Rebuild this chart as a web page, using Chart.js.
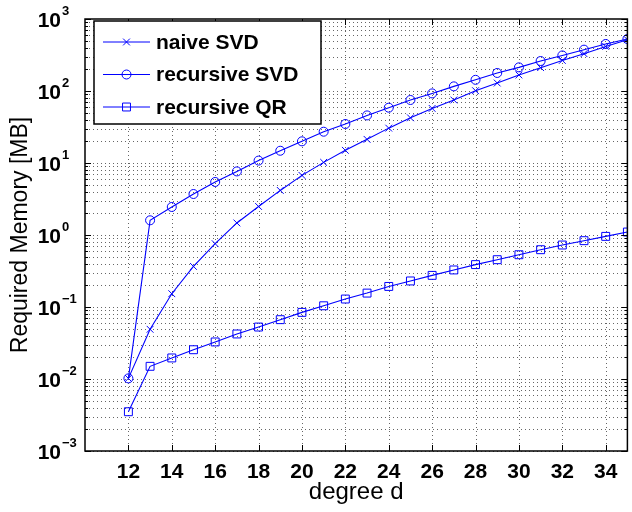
<!DOCTYPE html>
<html>
<head>
<meta charset="utf-8">
<script src="https://cdn.jsdelivr.net/npm/chart.js@4.4.1/dist/chart.umd.min.js"></script>
<style>
  html, body { margin: 0; padding: 0; background: #fff; overflow: hidden; }
  canvas { display: block; }
</style>
</head>
<body>
<canvas id="memChart" width="634" height="512"></canvas>
<script>
const degrees = [12, 13, 14, 15, 16, 17, 18, 19, 20, 21, 22, 23, 24, 25, 26, 27, 28, 29, 30, 31, 32, 33, 34, 35];
const naiveSVD = [0.0102, 0.049, 0.153, 0.366, 0.757, 1.47, 2.49, 4.16, 6.73, 10.2, 15.0, 21.3,
  30.5, 42.4, 57.3, 75, 101, 129, 167, 211, 266, 330, 416, 515];
const recursiveSVD = [0.0102, 1.60, 2.45, 3.71, 5.45, 7.64, 10.8, 14.8, 20.0, 27.2, 34.8, 45.8,
  58.6, 75, 92.6, 116, 143, 178, 213, 261, 312, 375, 450, 527];
const recursiveQR = [0.00351, 0.0150, 0.0196, 0.0255, 0.0327, 0.0422, 0.0527, 0.0667, 0.0842, 0.104, 0.129, 0.156,
  0.193, 0.230, 0.275, 0.327, 0.388, 0.454, 0.532, 0.625, 0.726, 0.834, 0.957, 1.10];
const seriesNames = ['naive SVD', 'recursive SVD', 'recursive QR'];
const xTicks = [12, 14, 16, 18, 20, 22, 24, 26, 28, 30, 32, 34];
const yExponents = [-3, -2, -1, 0, 1, 2, 3];

const blue = '#0000ff';
const fontFamily = '"Liberation Sans", Arial, Helvetica, sans-serif';
const toPoints = values => values.map((v, i) => ({ x: degrees[i], y: v }));

const markerStyles = [
  { pointStyle: 'crossRot', radius: 4.8 },
  { pointStyle: 'circle', radius: 4.5 },
  { pointStyle: 'rect', radius: 5.6 }
];
const legendRows = [42, 74.5, 107];

// matlab-ish box, dotted grid, inward ticks, 10^n labels and boxed legend
const matlabAxes = {
  id: 'matlabAxes',
  beforeDatasetsDraw(chart) {
    const { ctx, chartArea: a, scales: { x, y } } = chart;
    ctx.save();
    ctx.strokeStyle = 'rgba(0,0,0,0.6)';
    ctx.lineWidth = 1;
    ctx.setLineDash([1, 3]);
    for (let e = yExponents[0]; e < yExponents[yExponents.length - 1]; e++) {
      for (let m = 1; m <= 9; m++) {
        const py = Math.round(y.getPixelForValue(m * Math.pow(10, e))) + 0.5;
        ctx.beginPath();
        ctx.moveTo(a.left, py);
        ctx.lineTo(a.right, py);
        ctx.stroke();
      }
    }
    xTicks.forEach(t => {
      const px = Math.round(x.getPixelForValue(t)) + 0.5;
      ctx.beginPath();
      ctx.moveTo(px, a.top);
      ctx.lineTo(px, a.bottom);
      ctx.stroke();
    });
    ctx.restore();
  },
  afterDatasetsDraw(chart) {
    const { ctx, chartArea: a, scales: { x, y } } = chart;
    ctx.save();
    ctx.strokeStyle = '#000';
    ctx.fillStyle = '#000';

    // ticks
    ctx.lineWidth = 1;
    for (let e = yExponents[0]; e <= yExponents[yExponents.length - 1]; e++) {
      for (let m = 1; m <= 9; m++) {
        const v = m * Math.pow(10, e);
        if (v > Math.pow(10, yExponents[yExponents.length - 1])) break;
        const py = Math.round(y.getPixelForValue(v)) + 0.5;
        const len = m === 1 ? 6 : 3;
        ctx.beginPath();
        ctx.moveTo(a.left, py); ctx.lineTo(a.left + len, py);
        ctx.moveTo(a.right, py); ctx.lineTo(a.right - len, py);
        ctx.stroke();
      }
    }
    xTicks.forEach(t => {
      const px = Math.round(x.getPixelForValue(t)) + 0.5;
      ctx.beginPath();
      ctx.moveTo(px, a.bottom); ctx.lineTo(px, a.bottom - 6);
      ctx.moveTo(px, a.top); ctx.lineTo(px, a.top + 6);
      ctx.stroke();
    });

    // frame
    ctx.lineWidth = 1.5;
    ctx.strokeRect(a.left, a.top, a.right - a.left, a.bottom - a.top);

    // x tick labels
    ctx.font = `bold 21px ${fontFamily}`;
    ctx.textAlign = 'center';
    ctx.textBaseline = 'alphabetic';
    xTicks.forEach(t => ctx.fillText(String(t), x.getPixelForValue(t), a.bottom + 27));

    // y tick labels 10^n
    yExponents.forEach(e => {
      const py = y.getPixelForValue(Math.pow(10, e));
      ctx.font = `bold 21px ${fontFamily}`;
      ctx.textAlign = 'right';
      ctx.fillText('10', 61, py + 8);
      ctx.font = `bold 13px ${fontFamily}`;
      ctx.textAlign = 'left';
      ctx.fillText(e < 0 ? '\u2212' + (-e) : String(e), 62, py - 4.5);
    });

    // axis titles
    ctx.font = `24px ${fontFamily}`;
    ctx.textAlign = 'center';
    ctx.fillText('degree d', (a.left + a.right) / 2, 499);
    ctx.font = `23px ${fontFamily}`;
    ctx.translate(27, (a.top + a.bottom) / 2);
    ctx.rotate(-Math.PI / 2);
    ctx.fillText('Required Memory [MB]', 0, 0);
    ctx.restore();

    // legend
    ctx.save();
    ctx.fillStyle = '#fff';
    ctx.fillRect(94, 21, 227, 103);
    ctx.strokeStyle = '#000';
    ctx.lineWidth = 1.5;
    ctx.strokeRect(94, 21, 227, 103);
    chart.data.datasets.forEach((ds, i) => {
      const ly = legendRows[i];
      ctx.strokeStyle = ds.borderColor;
      ctx.lineWidth = 1;
      ctx.beginPath();
      ctx.moveTo(103, ly);
      ctx.lineTo(150, ly);
      ctx.stroke();
      ctx.fillStyle = 'rgba(0,0,0,0)';
      Chart.helpers.drawPoint(ctx, {
        pointStyle: ds.pointStyle, radius: ds.pointRadius, borderWidth: 1, rotation: 0
      }, 126.5, ly);
      ctx.fillStyle = '#000';
      ctx.font = `bold 21px ${fontFamily}`;
      ctx.textAlign = 'left';
      ctx.textBaseline = 'middle';
      ctx.fillText(ds.label, 156, ly + 1);
    });
    ctx.restore();
  }
};

const seriesValues = [naiveSVD, recursiveSVD, recursiveQR];

new Chart(document.getElementById('memChart'), {
  type: 'line',
  data: {
    datasets: seriesValues.map((values, i) => ({
      label: seriesNames[i],
      data: toPoints(values),
      borderColor: blue,
      borderWidth: 1.1,
      tension: 0,
      fill: false,
      pointStyle: markerStyles[i].pointStyle,
      pointRadius: markerStyles[i].radius,
      pointBorderColor: blue,
      pointBackgroundColor: 'rgba(0,0,0,0)',
      pointBorderWidth: 1
    }))
  },
  options: {
    responsive: false,
    animation: false,
    devicePixelRatio: 1,
    layout: { padding: { left: 85, top: 19, right: 1, bottom: 61 } },
    plugins: { legend: { display: false }, tooltip: { enabled: false } },
    scales: {
      x: { type: 'linear', min: 10, max: 35, display: false },
      y: { type: 'logarithmic', min: 1e-3, max: 1e3, display: false }
    }
  },
  plugins: [matlabAxes]
});
</script>
</body>
</html>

#### THE EXERCISE
All of the material above is to be copied exactly, except for its images.

#### RESULT BELOW
Rebuild this chart as a web page, using Chart.js.
<!DOCTYPE html>
<html>
<head>
<meta charset="utf-8">
<script src="https://cdn.jsdelivr.net/npm/chart.js@4.4.1/dist/chart.umd.min.js"></script>
<style>
  html, body { margin: 0; padding: 0; background: #fff; overflow: hidden; }
  canvas { display: block; }
</style>
</head>
<body>
<canvas id="memChart" width="634" height="512"></canvas>
<script>
const degrees = [12, 13, 14, 15, 16, 17, 18, 19, 20, 21, 22, 23, 24, 25, 26, 27, 28, 29, 30, 31, 32, 33, 34, 35];
const naiveSVD = [0.0102, 0.049, 0.153, 0.366, 0.757, 1.47, 2.49, 4.16, 6.73, 10.2, 15.0, 21.3,
  30.5, 42.4, 57.3, 75, 101, 129, 167, 211, 266, 330, 416, 515];
const recursiveSVD = [0.0102, 1.60, 2.45, 3.71, 5.45, 7.64, 10.8, 14.8, 20.0, 27.2, 34.8, 45.8,
  58.6, 75, 92.6, 116, 143, 178, 213, 261, 312, 375, 450, 527];
const recursiveQR = [0.00351, 0.0150, 0.0196, 0.0255, 0.0327, 0.0422, 0.0527, 0.0667, 0.0842, 0.104, 0.129, 0.156,
  0.193, 0.230, 0.275, 0.327, 0.388, 0.454, 0.532, 0.625, 0.726, 0.834, 0.957, 1.10];
const seriesNames = ['naive SVD', 'recursive SVD', 'recursive QR'];
const xTicks = [12, 14, 16, 18, 20, 22, 24, 26, 28, 30, 32, 34];
const yExponents = [-3, -2, -1, 0, 1, 2, 3];

const blue = '#0000ff';
const fontFamily = '"Liberation Sans", Arial, Helvetica, sans-serif';
const toPoints = values => values.map((v, i) => ({ x: degrees[i], y: v }));

const markerStyles = [
  { pointStyle: 'crossRot', radius: 4.8 },
  { pointStyle: 'circle', radius: 4.5 },
  { pointStyle: 'rect', radius: 5.6 }
];
const legendRows = [42, 74.5, 107];

// matlab-ish box, dotted grid, inward ticks, 10^n labels and boxed legend
const matlabAxes = {
  id: 'matlabAxes',
  beforeDatasetsDraw(chart) {
    const { ctx, chartArea: a, scales: { x, y } } = chart;
    ctx.save();
    ctx.strokeStyle = 'rgba(0,0,0,0.6)';
    ctx.lineWidth = 1;
    ctx.setLineDash([1, 3]);
    for (let e = yExponents[0]; e < yExponents[yExponents.length - 1]; e++) {
      for (let m = 1; m <= 9; m++) {
        const py = Math.round(y.getPixelForValue(m * Math.pow(10, e))) + 0.5;
        ctx.beginPath();
        ctx.moveTo(a.left, py);
        ctx.lineTo(a.right, py);
        ctx.stroke();
      }
    }
    xTicks.forEach(t => {
      const px = Math.round(x.getPixelForValue(t)) + 0.5;
      ctx.beginPath();
      ctx.moveTo(px, a.top);
      ctx.lineTo(px, a.bottom);
      ctx.stroke();
    });
    ctx.restore();
  },
  afterDatasetsDraw(chart) {
    const { ctx, chartArea: a, scales: { x, y } } = chart;
    ctx.save();
    ctx.strokeStyle = '#000';
    ctx.fillStyle = '#000';

    // ticks
    ctx.lineWidth = 1;
    for (let e = yExponents[0]; e <= yExponents[yExponents.length - 1]; e++) {
      for (let m = 1; m <= 9; m++) {
        const v = m * Math.pow(10, e);
        if (v > Math.pow(10, yExponents[yExponents.length - 1])) break;
        const py = Math.round(y.getPixelForValue(v)) + 0.5;
        const len = m === 1 ? 6 : 3;
        ctx.beginPath();
        ctx.moveTo(a.left, py); ctx.lineTo(a.left + len, py);
        ctx.moveTo(a.right, py); ctx.lineTo(a.right - len, py);
        ctx.stroke();
      }
    }
    xTicks.forEach(t => {
      const px = Math.round(x.getPixelForValue(t)) + 0.5;
      ctx.beginPath();
      ctx.moveTo(px, a.bottom); ctx.lineTo(px, a.bottom - 6);
      ctx.moveTo(px, a.top); ctx.lineTo(px, a.top + 6);
      ctx.stroke();
    });

    // frame
    ctx.lineWidth = 1.5;
    ctx.strokeRect(a.left, a.top, a.right - a.left, a.bottom - a.top);

    // x tick labels
    ctx.font = `bold 21px ${fontFamily}`;
    ctx.textAlign = 'center';
    ctx.textBaseline = 'alphabetic';
    xTicks.forEach(t => ctx.fillText(String(t), x.getPixelForValue(t), a.bottom + 27));

    // y tick labels 10^n
    yExponents.forEach(e => {
      const py = y.getPixelForValue(Math.pow(10, e));
      ctx.font = `bold 21px ${fontFamily}`;
      ctx.textAlign = 'right';
      ctx.fillText('10', 61, py + 8);
      ctx.font = `bold 13px ${fontFamily}`;
      ctx.textAlign = 'left';
      ctx.fillText(e < 0 ? '\u2212' + (-e) : String(e), 62, py - 4.5);
    });

    // axis titles
    ctx.font = `24px ${fontFamily}`;
    ctx.textAlign = 'center';
    ctx.fillText('degree d', (a.left + a.right) / 2, 499);
    ctx.font = `23px ${fontFamily}`;
    ctx.translate(27, (a.top + a.bottom) / 2);
    ctx.rotate(-Math.PI / 2);
    ctx.fillText('Required Memory [MB]', 0, 0);
    ctx.restore();

    // legend
    ctx.save();
    ctx.fillStyle = '#fff';
    ctx.fillRect(94, 21, 227, 103);
    ctx.strokeStyle = '#000';
    ctx.lineWidth = 1.5;
    ctx.strokeRect(94, 21, 227, 103);
    chart.data.datasets.forEach((ds, i) => {
      const ly = legendRows[i];
      ctx.strokeStyle = ds.borderColor;
      ctx.lineWidth = 1;
      ctx.beginPath();
      ctx.moveTo(103, ly);
      ctx.lineTo(150, ly);
      ctx.stroke();
      ctx.fillStyle = 'rgba(0,0,0,0)';
      Chart.helpers.drawPoint(ctx, {
        pointStyle: ds.pointStyle, radius: ds.pointRadius, borderWidth: 1, rotation: 0
      }, 126.5, ly);
      ctx.fillStyle = '#000';
      ctx.font = `bold 21px ${fontFamily}`;
      ctx.textAlign = 'left';
      ctx.textBaseline = 'middle';
      ctx.fillText(ds.label, 156, ly + 1);
    });
    ctx.restore();
  }
};

const seriesValues = [naiveSVD, recursiveSVD, recursiveQR];

new Chart(document.getElementById('memChart'), {
  type: 'line',
  data: {
    datasets: seriesValues.map((values, i) => ({
      label: seriesNames[i],
      data: toPoints(values),
      borderColor: blue,
      borderWidth: 1.1,
      tension: 0,
      fill: false,
      pointStyle: markerStyles[i].pointStyle,
      pointRadius: markerStyles[i].radius,
      pointBorderColor: blue,
      pointBackgroundColor: 'rgba(0,0,0,0)',
      pointBorderWidth: 1
    }))
  },
  options: {
    responsive: false,
    animation: false,
    devicePixelRatio: 1,
    layout: { padding: { left: 85, top: 19, right: 1, bottom: 61 } },
    plugins: { legend: { display: false }, tooltip: { enabled: false } },
    scales: {
      x: { type: 'linear', min: 10, max: 35, display: false },
      y: { type: 'logarithmic', min: 1e-3, max: 1e3, display: false }
    }
  },
  plugins: [matlabAxes]
});
</script>
</body>
</html>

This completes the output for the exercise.